Blaming speed, poor road surfaces, and overgrown hedges, Mr Healy-Rae said: “You have the case when a fellow is driving home on his own side of the road, driving with a pint or maybe two or three glasses, and a lunatic comes down the other side of the road doing 100 miles an hour and runs into him, and there is a fatality. It is deemed to be an alcohol-related accident
“You have the fellow going home after maybe one pint and he hits black ice and when the story is measured again, it’s alcohol related.”
Donna Price of the Irish Road Victims’ Association said Mr Healy-Rae’s comments “would be funny if it wasn’t so serious”.
“It’s absolutely appalling. He is advocating for impaired driving. It’s like he is living on another planet and he is out of touch with his constituents because people want this.”
Ms Price, who lost her son Darren in a road accident, said: “The lack of rural transport is another matter but the answer is not to let people drink and drive.”

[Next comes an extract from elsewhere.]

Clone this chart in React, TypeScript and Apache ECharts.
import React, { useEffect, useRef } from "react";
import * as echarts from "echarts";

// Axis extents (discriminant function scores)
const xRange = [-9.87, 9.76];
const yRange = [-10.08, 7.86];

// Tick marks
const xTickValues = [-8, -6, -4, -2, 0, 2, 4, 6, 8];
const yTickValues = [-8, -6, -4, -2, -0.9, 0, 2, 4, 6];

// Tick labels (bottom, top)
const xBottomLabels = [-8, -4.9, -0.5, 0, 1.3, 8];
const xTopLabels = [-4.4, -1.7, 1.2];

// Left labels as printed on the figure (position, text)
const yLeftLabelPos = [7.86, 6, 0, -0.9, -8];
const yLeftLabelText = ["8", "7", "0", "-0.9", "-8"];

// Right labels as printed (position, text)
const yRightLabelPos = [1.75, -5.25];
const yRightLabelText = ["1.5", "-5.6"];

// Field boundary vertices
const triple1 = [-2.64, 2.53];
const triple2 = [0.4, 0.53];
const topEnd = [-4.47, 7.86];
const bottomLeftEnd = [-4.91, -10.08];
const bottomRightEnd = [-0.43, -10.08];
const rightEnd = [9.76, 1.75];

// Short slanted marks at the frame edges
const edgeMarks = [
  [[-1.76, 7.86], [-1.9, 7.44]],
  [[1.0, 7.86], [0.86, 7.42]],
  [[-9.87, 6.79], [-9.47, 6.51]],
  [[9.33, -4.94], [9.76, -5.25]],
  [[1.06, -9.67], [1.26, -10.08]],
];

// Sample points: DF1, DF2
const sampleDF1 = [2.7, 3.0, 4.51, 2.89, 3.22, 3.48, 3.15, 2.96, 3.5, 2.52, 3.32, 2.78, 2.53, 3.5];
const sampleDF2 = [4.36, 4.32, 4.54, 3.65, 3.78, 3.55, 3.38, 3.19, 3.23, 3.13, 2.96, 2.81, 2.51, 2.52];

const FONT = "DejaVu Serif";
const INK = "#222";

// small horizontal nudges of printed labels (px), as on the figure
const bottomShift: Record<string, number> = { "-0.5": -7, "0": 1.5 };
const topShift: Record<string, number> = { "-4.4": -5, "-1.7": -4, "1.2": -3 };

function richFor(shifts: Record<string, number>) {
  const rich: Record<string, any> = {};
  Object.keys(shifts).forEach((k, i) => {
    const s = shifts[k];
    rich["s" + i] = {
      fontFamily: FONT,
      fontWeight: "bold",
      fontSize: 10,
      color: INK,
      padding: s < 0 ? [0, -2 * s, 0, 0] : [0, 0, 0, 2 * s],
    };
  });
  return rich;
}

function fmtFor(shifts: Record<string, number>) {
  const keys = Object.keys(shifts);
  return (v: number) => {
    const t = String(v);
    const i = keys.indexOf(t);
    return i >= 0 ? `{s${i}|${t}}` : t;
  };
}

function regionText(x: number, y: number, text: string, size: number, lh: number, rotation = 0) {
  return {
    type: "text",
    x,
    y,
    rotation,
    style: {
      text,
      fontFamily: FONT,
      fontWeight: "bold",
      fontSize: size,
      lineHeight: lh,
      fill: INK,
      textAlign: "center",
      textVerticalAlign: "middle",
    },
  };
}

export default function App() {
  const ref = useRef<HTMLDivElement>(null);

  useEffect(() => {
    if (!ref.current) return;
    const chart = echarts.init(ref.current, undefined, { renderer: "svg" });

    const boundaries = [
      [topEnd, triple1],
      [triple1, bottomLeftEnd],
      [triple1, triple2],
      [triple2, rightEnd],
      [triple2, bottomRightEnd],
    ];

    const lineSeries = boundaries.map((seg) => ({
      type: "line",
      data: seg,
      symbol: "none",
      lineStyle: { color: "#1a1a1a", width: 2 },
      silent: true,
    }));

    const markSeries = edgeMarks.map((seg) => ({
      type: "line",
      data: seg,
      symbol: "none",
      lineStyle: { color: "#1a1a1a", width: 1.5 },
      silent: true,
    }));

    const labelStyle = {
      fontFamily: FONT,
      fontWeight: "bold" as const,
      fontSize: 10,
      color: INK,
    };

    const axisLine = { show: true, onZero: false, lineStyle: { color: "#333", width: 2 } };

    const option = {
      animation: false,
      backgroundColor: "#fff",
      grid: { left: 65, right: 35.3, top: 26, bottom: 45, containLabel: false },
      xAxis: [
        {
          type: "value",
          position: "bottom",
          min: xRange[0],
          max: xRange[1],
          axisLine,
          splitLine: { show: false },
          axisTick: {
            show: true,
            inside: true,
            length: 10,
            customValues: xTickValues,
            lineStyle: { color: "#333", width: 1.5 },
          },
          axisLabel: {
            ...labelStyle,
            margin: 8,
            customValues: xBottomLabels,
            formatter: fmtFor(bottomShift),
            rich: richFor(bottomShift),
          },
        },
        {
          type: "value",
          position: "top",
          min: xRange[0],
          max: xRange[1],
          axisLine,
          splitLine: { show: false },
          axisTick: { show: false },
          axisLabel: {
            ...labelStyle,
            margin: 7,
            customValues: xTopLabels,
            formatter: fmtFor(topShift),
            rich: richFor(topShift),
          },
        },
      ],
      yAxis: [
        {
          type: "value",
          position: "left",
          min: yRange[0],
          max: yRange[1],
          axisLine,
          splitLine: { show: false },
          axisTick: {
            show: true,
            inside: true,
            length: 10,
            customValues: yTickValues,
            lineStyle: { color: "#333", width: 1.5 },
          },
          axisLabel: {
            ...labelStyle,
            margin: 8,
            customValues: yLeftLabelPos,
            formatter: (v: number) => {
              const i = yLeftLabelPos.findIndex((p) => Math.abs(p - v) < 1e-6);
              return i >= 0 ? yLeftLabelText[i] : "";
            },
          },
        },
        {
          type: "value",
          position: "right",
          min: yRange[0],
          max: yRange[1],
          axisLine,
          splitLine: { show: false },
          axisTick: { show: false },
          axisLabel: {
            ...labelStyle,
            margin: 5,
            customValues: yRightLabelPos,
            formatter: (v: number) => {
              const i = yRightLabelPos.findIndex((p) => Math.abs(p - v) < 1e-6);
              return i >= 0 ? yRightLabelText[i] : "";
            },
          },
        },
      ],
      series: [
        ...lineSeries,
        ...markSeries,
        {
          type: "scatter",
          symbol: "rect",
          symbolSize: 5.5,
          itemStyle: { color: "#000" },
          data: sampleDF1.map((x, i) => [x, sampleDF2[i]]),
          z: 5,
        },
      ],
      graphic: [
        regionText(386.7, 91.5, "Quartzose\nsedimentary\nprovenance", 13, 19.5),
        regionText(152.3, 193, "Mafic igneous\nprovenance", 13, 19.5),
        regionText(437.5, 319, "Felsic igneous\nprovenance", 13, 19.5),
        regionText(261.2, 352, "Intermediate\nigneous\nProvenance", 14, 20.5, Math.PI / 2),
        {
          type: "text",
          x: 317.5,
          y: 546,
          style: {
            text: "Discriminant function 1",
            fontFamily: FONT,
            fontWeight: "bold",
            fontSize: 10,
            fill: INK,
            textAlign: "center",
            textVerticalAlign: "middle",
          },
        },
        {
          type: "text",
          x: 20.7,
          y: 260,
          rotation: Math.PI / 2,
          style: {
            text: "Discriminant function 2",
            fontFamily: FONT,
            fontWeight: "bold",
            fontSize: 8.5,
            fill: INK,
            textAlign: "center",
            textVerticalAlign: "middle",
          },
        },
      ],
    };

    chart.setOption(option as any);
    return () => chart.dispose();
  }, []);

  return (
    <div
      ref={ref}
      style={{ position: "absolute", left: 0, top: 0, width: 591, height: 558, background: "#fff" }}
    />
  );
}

She said she supports the changes being discussed, and that “the likelihood of being caught is so minuscule and even if a person gets caught the penalty is so low. But they wouldn’t take the chance if there is the risk of losing their licence.”
Fianna Fáil TD Kevin O’Keeffe said that “you will have more people inside in mental institutions if you enforce this law”.
He said rural Ireland is losing post offices and shops, and “the pub is the final meeting place left”.
“You have the person who has a good night before, goes home early, gets a taxi home, gets up the following morning, heading to work on the assumption that he is in good order, hits a checkpoint, and lo and behold he is slightly over.”
Mr Ross hit out at the notion that those caught over the limit the next day should be given some leeway.
“People are still impaired the following morning. 14% of alcohol-related fatal crashes happen between 6am and 12pm.
“You can’t say it’s all right to do it the next morning when your blood alcohol level is still over the limit. That would be like saying people drinking during the day should be let off at night.”